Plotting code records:
※ ※ ※

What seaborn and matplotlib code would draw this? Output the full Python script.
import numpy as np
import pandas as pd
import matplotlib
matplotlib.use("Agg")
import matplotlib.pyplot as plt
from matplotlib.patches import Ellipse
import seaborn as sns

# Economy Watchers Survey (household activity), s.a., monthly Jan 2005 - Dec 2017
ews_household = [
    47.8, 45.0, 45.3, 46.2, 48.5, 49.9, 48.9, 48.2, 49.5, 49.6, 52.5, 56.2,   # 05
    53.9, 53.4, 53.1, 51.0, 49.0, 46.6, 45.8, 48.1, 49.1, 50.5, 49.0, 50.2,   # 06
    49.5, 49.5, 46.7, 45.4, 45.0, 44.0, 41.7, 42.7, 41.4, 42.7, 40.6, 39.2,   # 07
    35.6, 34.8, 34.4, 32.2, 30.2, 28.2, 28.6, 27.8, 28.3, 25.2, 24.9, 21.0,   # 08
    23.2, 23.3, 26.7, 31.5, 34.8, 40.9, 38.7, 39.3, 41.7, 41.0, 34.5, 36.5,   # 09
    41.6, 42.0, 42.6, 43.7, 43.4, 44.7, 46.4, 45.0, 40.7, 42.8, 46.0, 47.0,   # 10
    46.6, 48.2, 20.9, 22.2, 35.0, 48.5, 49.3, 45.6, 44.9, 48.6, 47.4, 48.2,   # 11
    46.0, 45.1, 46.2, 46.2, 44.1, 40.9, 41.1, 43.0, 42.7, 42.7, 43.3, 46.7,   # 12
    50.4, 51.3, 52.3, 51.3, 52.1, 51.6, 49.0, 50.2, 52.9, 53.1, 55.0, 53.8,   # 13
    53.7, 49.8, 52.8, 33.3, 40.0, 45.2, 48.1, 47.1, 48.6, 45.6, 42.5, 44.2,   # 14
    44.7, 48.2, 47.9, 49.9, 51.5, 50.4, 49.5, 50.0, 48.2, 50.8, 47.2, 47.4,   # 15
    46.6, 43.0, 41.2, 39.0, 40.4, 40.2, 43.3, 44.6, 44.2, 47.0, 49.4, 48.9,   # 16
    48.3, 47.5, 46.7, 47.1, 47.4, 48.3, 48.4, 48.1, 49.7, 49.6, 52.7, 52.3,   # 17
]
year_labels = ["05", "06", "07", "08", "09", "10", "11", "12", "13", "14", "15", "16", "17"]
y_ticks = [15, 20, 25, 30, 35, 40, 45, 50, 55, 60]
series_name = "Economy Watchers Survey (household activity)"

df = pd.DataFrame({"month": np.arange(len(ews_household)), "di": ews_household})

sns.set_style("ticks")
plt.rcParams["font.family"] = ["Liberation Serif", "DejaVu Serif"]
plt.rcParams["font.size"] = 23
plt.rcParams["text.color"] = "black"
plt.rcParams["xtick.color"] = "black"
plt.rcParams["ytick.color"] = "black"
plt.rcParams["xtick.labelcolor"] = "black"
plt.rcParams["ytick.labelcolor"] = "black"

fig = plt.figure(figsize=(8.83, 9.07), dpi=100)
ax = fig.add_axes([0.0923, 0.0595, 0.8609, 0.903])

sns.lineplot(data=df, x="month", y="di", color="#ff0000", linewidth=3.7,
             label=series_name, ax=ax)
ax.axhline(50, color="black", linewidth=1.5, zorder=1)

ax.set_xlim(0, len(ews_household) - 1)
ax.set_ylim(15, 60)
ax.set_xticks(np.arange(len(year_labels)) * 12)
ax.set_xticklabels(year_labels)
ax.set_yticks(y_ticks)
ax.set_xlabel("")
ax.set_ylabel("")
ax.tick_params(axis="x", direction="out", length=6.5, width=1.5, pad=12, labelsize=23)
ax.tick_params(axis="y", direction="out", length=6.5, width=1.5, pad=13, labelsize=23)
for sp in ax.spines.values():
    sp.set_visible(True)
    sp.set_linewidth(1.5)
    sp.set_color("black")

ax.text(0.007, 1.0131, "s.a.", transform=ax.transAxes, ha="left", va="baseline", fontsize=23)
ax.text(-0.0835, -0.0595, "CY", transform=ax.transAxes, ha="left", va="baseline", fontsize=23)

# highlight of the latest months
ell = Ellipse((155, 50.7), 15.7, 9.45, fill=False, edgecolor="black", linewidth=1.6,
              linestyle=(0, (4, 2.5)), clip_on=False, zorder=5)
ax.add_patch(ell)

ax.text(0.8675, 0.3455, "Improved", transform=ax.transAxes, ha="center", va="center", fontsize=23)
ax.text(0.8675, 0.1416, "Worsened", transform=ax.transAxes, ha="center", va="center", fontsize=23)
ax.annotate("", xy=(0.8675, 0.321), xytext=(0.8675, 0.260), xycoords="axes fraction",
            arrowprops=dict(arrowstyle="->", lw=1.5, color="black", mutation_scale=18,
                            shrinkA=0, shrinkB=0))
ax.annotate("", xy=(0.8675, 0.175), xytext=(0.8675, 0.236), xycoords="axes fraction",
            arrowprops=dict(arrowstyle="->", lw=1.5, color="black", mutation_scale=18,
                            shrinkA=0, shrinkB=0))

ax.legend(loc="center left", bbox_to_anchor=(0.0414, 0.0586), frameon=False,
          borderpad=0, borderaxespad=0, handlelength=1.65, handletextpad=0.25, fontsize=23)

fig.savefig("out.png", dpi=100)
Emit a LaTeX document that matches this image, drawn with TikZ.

※ ※ ※

## TASK STATEMENT
Transcribe the full listing above without leaving anything out.

## RESPONSE
What seaborn and matplotlib code would draw this? Output the full Python script.
import numpy as np
import pandas as pd
import matplotlib
matplotlib.use("Agg")
import matplotlib.pyplot as plt
from matplotlib.patches import Ellipse
import seaborn as sns

# Economy Watchers Survey (household activity), s.a., monthly Jan 2005 - Dec 2017
ews_household = [
    47.8, 45.0, 45.3, 46.2, 48.5, 49.9, 48.9, 48.2, 49.5, 49.6, 52.5, 56.2,   # 05
    53.9, 53.4, 53.1, 51.0, 49.0, 46.6, 45.8, 48.1, 49.1, 50.5, 49.0, 50.2,   # 06
    49.5, 49.5, 46.7, 45.4, 45.0, 44.0, 41.7, 42.7, 41.4, 42.7, 40.6, 39.2,   # 07
    35.6, 34.8, 34.4, 32.2, 30.2, 28.2, 28.6, 27.8, 28.3, 25.2, 24.9, 21.0,   # 08
    23.2, 23.3, 26.7, 31.5, 34.8, 40.9, 38.7, 39.3, 41.7, 41.0, 34.5, 36.5,   # 09
    41.6, 42.0, 42.6, 43.7, 43.4, 44.7, 46.4, 45.0, 40.7, 42.8, 46.0, 47.0,   # 10
    46.6, 48.2, 20.9, 22.2, 35.0, 48.5, 49.3, 45.6, 44.9, 48.6, 47.4, 48.2,   # 11
    46.0, 45.1, 46.2, 46.2, 44.1, 40.9, 41.1, 43.0, 42.7, 42.7, 43.3, 46.7,   # 12
    50.4, 51.3, 52.3, 51.3, 52.1, 51.6, 49.0, 50.2, 52.9, 53.1, 55.0, 53.8,   # 13
    53.7, 49.8, 52.8, 33.3, 40.0, 45.2, 48.1, 47.1, 48.6, 45.6, 42.5, 44.2,   # 14
    44.7, 48.2, 47.9, 49.9, 51.5, 50.4, 49.5, 50.0, 48.2, 50.8, 47.2, 47.4,   # 15
    46.6, 43.0, 41.2, 39.0, 40.4, 40.2, 43.3, 44.6, 44.2, 47.0, 49.4, 48.9,   # 16
    48.3, 47.5, 46.7, 47.1, 47.4, 48.3, 48.4, 48.1, 49.7, 49.6, 52.7, 52.3,   # 17
]
year_labels = ["05", "06", "07", "08", "09", "10", "11", "12", "13", "14", "15", "16", "17"]
y_ticks = [15, 20, 25, 30, 35, 40, 45, 50, 55, 60]
series_name = "Economy Watchers Survey (household activity)"

df = pd.DataFrame({"month": np.arange(len(ews_household)), "di": ews_household})

sns.set_style("ticks")
plt.rcParams["font.family"] = ["Liberation Serif", "DejaVu Serif"]
plt.rcParams["font.size"] = 23
plt.rcParams["text.color"] = "black"
plt.rcParams["xtick.color"] = "black"
plt.rcParams["ytick.color"] = "black"
plt.rcParams["xtick.labelcolor"] = "black"
plt.rcParams["ytick.labelcolor"] = "black"

fig = plt.figure(figsize=(8.83, 9.07), dpi=100)
ax = fig.add_axes([0.0923, 0.0595, 0.8609, 0.903])

sns.lineplot(data=df, x="month", y="di", color="#ff0000", linewidth=3.7,
             label=series_name, ax=ax)
ax.axhline(50, color="black", linewidth=1.5, zorder=1)

ax.set_xlim(0, len(ews_household) - 1)
ax.set_ylim(15, 60)
ax.set_xticks(np.arange(len(year_labels)) * 12)
ax.set_xticklabels(year_labels)
ax.set_yticks(y_ticks)
ax.set_xlabel("")
ax.set_ylabel("")
ax.tick_params(axis="x", direction="out", length=6.5, width=1.5, pad=12, labelsize=23)
ax.tick_params(axis="y", direction="out", length=6.5, width=1.5, pad=13, labelsize=23)
for sp in ax.spines.values():
    sp.set_visible(True)
    sp.set_linewidth(1.5)
    sp.set_color("black")

ax.text(0.007, 1.0131, "s.a.", transform=ax.transAxes, ha="left", va="baseline", fontsize=23)
ax.text(-0.0835, -0.0595, "CY", transform=ax.transAxes, ha="left", va="baseline", fontsize=23)

# highlight of the latest months
ell = Ellipse((155, 50.7), 15.7, 9.45, fill=False, edgecolor="black", linewidth=1.6,
              linestyle=(0, (4, 2.5)), clip_on=False, zorder=5)
ax.add_patch(ell)

ax.text(0.8675, 0.3455, "Improved", transform=ax.transAxes, ha="center", va="center", fontsize=23)
ax.text(0.8675, 0.1416, "Worsened", transform=ax.transAxes, ha="center", va="center", fontsize=23)
ax.annotate("", xy=(0.8675, 0.321), xytext=(0.8675, 0.260), xycoords="axes fraction",
            arrowprops=dict(arrowstyle="->", lw=1.5, color="black", mutation_scale=18,
                            shrinkA=0, shrinkB=0))
ax.annotate("", xy=(0.8675, 0.175), xytext=(0.8675, 0.236), xycoords="axes fraction",
            arrowprops=dict(arrowstyle="->", lw=1.5, color="black", mutation_scale=18,
                            shrinkA=0, shrinkB=0))

ax.legend(loc="center left", bbox_to_anchor=(0.0414, 0.0586), frameon=False,
          borderpad=0, borderaxespad=0, handlelength=1.65, handletextpad=0.25, fontsize=23)

fig.savefig("out.png", dpi=100)
Emit a LaTeX document that matches this image, drawn with TikZ.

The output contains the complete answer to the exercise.